[REQUIREMENT]:
Extract, exactly, the lines from the line containing "Give me the D3.js source for this chart." to the line containing "var y = d3.scaleLinear().domain([2, 16]).range([446, 39.5]);", with both lines included and any pictures left out.

[Dataset records]:

★ ★ ★ ★ ★

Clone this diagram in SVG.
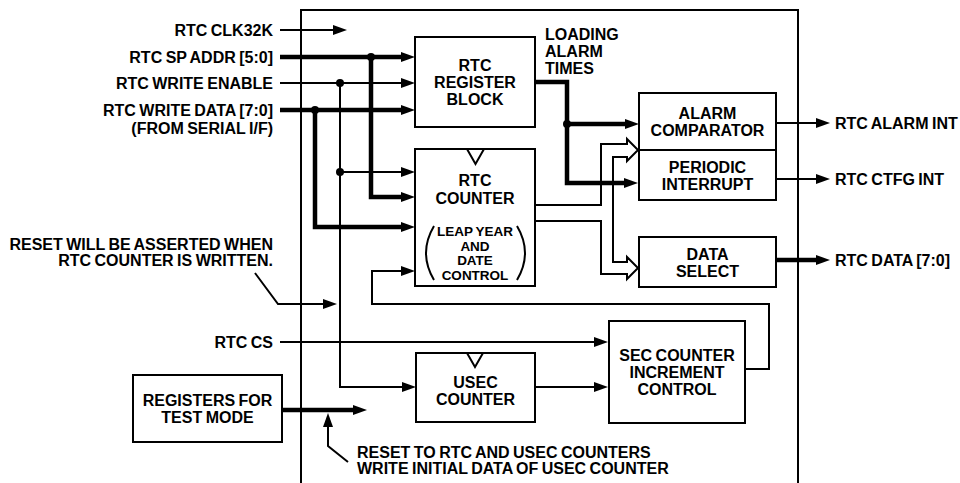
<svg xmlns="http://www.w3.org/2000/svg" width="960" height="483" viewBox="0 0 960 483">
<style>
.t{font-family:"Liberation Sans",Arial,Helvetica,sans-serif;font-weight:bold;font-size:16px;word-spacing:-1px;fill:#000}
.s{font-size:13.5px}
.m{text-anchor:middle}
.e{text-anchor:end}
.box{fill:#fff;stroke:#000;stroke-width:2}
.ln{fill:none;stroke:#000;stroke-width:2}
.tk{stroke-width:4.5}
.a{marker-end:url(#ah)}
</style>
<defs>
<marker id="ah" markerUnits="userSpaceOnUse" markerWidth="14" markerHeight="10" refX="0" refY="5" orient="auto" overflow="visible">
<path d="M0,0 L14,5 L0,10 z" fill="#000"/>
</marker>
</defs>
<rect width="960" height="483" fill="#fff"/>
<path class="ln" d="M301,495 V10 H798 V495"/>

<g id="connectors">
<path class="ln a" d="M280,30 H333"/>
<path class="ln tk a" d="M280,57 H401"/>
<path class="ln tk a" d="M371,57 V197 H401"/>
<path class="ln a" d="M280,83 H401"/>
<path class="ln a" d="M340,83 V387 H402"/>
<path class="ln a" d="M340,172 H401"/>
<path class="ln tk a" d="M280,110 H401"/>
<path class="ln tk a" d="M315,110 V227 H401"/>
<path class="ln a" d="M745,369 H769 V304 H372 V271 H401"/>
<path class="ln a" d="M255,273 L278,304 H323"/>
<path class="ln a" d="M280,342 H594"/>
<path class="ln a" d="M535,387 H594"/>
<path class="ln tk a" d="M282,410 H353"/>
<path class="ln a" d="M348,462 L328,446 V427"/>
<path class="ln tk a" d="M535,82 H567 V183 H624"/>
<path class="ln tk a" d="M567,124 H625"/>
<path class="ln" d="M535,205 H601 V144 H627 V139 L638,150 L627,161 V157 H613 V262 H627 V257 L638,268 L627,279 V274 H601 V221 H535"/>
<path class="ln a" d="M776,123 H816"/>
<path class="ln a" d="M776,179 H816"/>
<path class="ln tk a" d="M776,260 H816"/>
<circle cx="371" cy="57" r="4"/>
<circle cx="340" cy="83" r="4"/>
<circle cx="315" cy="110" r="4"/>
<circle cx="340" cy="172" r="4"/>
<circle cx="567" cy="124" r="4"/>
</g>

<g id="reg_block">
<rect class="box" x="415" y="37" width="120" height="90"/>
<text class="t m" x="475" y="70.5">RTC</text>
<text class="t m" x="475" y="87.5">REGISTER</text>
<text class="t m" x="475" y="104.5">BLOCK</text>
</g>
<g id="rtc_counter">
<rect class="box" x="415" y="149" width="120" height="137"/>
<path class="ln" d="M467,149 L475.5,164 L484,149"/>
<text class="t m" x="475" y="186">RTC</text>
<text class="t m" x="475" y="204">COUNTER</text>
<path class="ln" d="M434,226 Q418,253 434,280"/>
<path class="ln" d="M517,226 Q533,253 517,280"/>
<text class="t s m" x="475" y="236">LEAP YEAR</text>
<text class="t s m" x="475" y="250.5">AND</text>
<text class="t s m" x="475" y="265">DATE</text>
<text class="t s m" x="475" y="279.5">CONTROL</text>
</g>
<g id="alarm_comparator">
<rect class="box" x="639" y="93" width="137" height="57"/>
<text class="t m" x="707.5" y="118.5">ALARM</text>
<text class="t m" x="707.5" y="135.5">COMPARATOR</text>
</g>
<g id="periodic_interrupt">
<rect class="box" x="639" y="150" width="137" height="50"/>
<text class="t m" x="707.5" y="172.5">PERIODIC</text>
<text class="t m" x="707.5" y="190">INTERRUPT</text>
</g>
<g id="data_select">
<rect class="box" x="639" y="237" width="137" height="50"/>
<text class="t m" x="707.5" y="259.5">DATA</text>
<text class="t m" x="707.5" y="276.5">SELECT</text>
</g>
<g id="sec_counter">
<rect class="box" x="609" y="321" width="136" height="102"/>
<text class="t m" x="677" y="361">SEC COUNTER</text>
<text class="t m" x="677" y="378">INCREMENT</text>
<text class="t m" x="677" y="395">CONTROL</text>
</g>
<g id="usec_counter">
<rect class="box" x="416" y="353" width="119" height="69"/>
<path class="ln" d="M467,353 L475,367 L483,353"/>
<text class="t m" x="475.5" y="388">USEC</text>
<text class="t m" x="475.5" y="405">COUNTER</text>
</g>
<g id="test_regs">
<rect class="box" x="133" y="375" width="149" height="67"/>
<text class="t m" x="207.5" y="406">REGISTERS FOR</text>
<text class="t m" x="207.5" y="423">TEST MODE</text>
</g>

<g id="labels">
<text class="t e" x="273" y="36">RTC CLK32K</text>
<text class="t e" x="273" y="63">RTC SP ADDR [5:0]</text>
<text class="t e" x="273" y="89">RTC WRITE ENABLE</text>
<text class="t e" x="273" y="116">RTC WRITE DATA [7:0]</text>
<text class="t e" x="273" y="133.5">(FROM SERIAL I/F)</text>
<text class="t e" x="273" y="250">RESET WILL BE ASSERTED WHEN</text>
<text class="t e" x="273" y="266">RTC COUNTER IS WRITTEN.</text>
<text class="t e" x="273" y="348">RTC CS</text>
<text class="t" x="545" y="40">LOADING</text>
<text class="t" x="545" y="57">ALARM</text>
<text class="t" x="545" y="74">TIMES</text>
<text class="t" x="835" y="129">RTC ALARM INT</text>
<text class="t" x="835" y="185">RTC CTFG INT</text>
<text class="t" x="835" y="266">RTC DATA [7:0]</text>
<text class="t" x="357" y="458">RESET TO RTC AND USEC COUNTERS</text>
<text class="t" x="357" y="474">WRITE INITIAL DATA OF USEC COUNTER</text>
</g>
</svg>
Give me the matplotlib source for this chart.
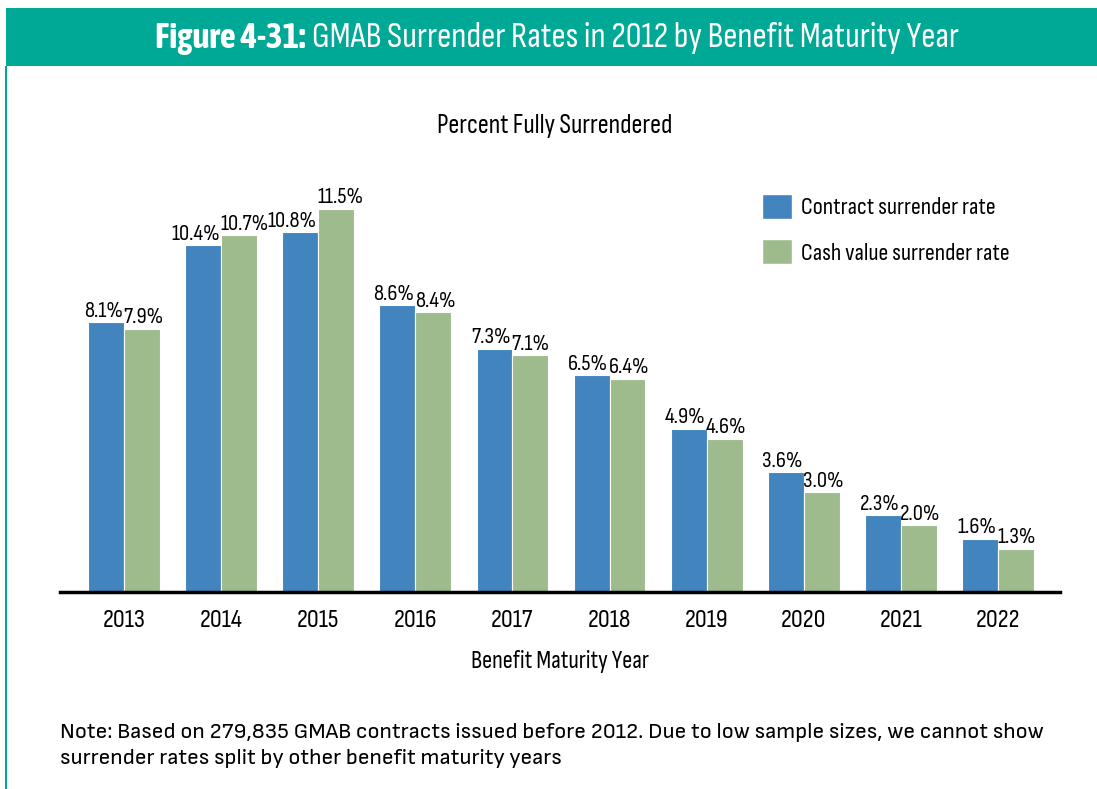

★ ★ ★ ★ ★

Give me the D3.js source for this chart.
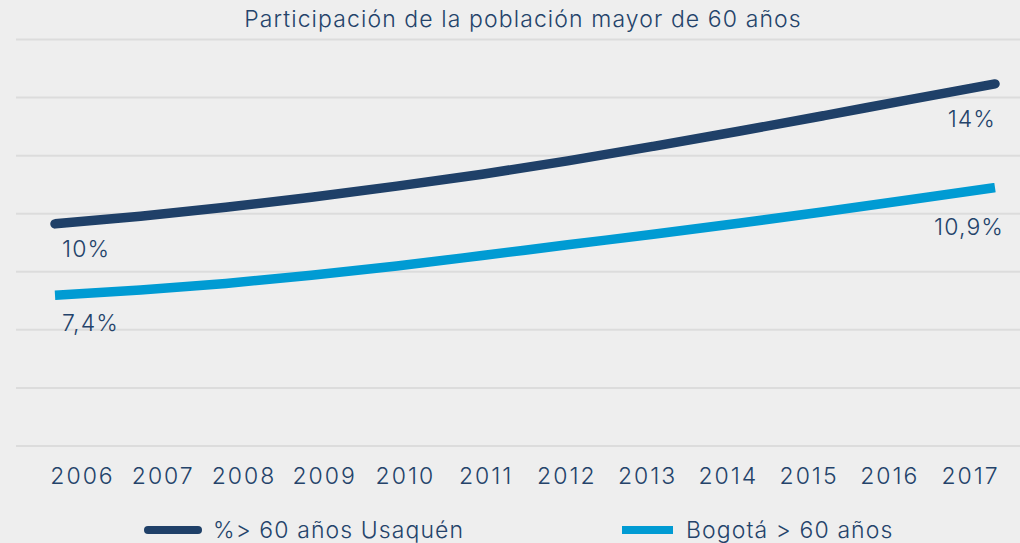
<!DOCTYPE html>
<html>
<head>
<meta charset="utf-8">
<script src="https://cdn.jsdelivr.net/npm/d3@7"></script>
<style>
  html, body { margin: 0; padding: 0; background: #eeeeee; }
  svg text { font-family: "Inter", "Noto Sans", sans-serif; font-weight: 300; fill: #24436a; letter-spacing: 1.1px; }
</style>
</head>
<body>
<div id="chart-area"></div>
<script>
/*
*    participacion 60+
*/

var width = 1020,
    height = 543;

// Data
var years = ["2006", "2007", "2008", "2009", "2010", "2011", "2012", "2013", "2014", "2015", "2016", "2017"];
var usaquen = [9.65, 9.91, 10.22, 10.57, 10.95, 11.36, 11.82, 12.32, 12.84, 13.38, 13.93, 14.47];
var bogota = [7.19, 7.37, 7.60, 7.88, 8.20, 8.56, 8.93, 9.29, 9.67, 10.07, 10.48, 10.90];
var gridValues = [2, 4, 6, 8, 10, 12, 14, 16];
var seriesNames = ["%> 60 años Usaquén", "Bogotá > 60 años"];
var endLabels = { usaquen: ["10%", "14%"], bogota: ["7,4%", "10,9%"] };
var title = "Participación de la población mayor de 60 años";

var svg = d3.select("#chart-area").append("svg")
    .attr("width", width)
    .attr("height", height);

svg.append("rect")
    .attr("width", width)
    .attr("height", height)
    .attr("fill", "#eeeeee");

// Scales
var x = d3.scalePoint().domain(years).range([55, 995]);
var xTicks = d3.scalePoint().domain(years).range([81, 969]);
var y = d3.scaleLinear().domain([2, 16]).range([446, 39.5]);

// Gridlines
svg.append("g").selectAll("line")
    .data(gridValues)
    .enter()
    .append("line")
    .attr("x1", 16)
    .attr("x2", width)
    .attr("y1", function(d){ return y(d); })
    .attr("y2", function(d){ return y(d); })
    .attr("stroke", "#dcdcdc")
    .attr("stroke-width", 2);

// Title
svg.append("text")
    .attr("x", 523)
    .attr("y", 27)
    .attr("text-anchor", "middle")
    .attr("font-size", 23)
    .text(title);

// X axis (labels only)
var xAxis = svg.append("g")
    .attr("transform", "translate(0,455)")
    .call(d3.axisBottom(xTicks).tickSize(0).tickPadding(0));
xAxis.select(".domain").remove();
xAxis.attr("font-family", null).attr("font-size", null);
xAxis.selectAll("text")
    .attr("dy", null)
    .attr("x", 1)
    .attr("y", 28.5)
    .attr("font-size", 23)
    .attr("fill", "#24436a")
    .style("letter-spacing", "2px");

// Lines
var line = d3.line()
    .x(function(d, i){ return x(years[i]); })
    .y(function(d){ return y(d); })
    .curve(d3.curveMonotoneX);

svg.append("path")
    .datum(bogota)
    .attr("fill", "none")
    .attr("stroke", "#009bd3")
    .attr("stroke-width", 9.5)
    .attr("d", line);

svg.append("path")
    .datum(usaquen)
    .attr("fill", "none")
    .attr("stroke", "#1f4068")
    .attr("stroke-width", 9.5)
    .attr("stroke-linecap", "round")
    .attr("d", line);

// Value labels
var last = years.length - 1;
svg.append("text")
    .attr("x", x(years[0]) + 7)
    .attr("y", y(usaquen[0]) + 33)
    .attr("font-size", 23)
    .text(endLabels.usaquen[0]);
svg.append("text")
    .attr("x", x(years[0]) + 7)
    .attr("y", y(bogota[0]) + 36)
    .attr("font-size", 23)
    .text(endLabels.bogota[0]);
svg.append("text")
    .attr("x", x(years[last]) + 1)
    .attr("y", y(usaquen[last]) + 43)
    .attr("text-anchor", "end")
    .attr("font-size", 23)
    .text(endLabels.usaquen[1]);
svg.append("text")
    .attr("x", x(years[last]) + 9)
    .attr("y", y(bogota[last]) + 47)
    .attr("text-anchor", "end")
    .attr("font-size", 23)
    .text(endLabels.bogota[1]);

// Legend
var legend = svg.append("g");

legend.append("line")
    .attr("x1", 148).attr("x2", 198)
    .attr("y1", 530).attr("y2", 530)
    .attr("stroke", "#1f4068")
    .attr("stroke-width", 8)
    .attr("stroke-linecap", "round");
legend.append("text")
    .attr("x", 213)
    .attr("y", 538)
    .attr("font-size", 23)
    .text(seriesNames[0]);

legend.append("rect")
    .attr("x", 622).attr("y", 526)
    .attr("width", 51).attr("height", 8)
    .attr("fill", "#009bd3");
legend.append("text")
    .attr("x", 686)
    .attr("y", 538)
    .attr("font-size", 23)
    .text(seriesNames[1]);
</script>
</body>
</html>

★ ★ ★ ★ ★

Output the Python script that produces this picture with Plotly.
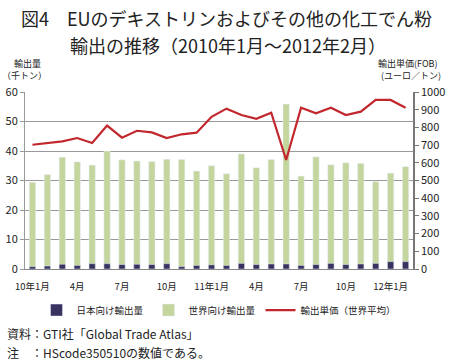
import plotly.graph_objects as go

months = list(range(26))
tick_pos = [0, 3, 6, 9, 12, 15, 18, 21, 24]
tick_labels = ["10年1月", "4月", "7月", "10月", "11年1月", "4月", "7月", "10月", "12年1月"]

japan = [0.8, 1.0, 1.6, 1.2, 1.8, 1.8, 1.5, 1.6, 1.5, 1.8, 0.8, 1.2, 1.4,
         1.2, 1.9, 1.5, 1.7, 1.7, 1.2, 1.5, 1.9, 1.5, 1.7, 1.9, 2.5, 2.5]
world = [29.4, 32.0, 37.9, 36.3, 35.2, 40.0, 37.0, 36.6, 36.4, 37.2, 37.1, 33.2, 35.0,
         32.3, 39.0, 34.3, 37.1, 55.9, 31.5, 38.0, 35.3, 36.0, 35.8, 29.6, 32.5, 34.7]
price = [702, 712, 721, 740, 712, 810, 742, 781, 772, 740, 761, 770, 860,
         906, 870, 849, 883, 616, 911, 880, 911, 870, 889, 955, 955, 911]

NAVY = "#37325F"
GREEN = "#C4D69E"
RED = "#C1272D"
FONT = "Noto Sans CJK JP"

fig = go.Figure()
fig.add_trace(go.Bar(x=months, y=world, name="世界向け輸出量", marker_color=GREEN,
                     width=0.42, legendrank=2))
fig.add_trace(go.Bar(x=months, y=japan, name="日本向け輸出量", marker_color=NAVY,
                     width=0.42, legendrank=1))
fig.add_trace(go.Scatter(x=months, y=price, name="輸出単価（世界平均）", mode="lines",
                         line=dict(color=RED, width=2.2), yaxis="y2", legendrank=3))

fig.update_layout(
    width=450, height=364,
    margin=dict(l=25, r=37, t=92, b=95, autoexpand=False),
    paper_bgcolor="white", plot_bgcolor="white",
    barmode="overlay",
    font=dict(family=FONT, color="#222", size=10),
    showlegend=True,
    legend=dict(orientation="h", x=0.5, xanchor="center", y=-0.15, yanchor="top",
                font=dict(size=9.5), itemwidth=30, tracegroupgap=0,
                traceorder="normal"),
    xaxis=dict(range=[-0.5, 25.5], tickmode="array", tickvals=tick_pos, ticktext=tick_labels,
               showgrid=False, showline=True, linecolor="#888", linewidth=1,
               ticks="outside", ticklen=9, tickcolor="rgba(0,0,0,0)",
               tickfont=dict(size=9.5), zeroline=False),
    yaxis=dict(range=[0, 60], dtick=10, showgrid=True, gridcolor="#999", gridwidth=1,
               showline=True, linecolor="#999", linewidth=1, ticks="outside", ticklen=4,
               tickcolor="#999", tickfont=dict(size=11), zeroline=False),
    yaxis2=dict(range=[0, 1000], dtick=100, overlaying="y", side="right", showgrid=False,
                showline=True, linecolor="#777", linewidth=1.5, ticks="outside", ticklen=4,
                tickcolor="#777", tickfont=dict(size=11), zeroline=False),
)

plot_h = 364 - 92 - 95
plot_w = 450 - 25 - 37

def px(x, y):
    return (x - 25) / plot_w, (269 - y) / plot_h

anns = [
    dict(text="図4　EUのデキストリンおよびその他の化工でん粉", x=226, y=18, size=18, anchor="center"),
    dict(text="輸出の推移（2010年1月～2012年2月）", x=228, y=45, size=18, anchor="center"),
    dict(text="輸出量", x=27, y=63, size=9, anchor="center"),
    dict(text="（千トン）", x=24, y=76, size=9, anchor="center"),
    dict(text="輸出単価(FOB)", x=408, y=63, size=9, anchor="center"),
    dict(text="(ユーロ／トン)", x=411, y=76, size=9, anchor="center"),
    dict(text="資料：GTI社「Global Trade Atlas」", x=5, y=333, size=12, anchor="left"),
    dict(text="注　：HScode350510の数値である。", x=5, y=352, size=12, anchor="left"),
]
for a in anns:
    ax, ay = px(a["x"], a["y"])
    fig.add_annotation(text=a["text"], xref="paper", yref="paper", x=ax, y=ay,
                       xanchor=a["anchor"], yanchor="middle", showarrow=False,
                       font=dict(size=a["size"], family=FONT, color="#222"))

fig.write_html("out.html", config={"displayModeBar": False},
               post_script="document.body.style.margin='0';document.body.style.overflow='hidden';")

★ ★ ★ ★ ★

[RESULT FOR THIS TASK]:
Give me the D3.js source for this chart.
<!DOCTYPE html>
<html>
<head>
<meta charset="utf-8">
<script src="https://cdn.jsdelivr.net/npm/d3@7"></script>
<style>
  html, body { margin: 0; padding: 0; background: #eeeeee; }
  svg text { font-family: "Inter", "Noto Sans", sans-serif; font-weight: 300; fill: #24436a; letter-spacing: 1.1px; }
</style>
</head>
<body>
<div id="chart-area"></div>
<script>
/*
*    participacion 60+
*/

var width = 1020,
    height = 543;

// Data
var years = ["2006", "2007", "2008", "2009", "2010", "2011", "2012", "2013", "2014", "2015", "2016", "2017"];
var usaquen = [9.65, 9.91, 10.22, 10.57, 10.95, 11.36, 11.82, 12.32, 12.84, 13.38, 13.93, 14.47];
var bogota = [7.19, 7.37, 7.60, 7.88, 8.20, 8.56, 8.93, 9.29, 9.67, 10.07, 10.48, 10.90];
var gridValues = [2, 4, 6, 8, 10, 12, 14, 16];
var seriesNames = ["%> 60 años Usaquén", "Bogotá > 60 años"];
var endLabels = { usaquen: ["10%", "14%"], bogota: ["7,4%", "10,9%"] };
var title = "Participación de la población mayor de 60 años";

var svg = d3.select("#chart-area").append("svg")
    .attr("width", width)
    .attr("height", height);

svg.append("rect")
    .attr("width", width)
    .attr("height", height)
    .attr("fill", "#eeeeee");

// Scales
var x = d3.scalePoint().domain(years).range([55, 995]);
var xTicks = d3.scalePoint().domain(years).range([81, 969]);
var y = d3.scaleLinear().domain([2, 16]).range([446, 39.5]);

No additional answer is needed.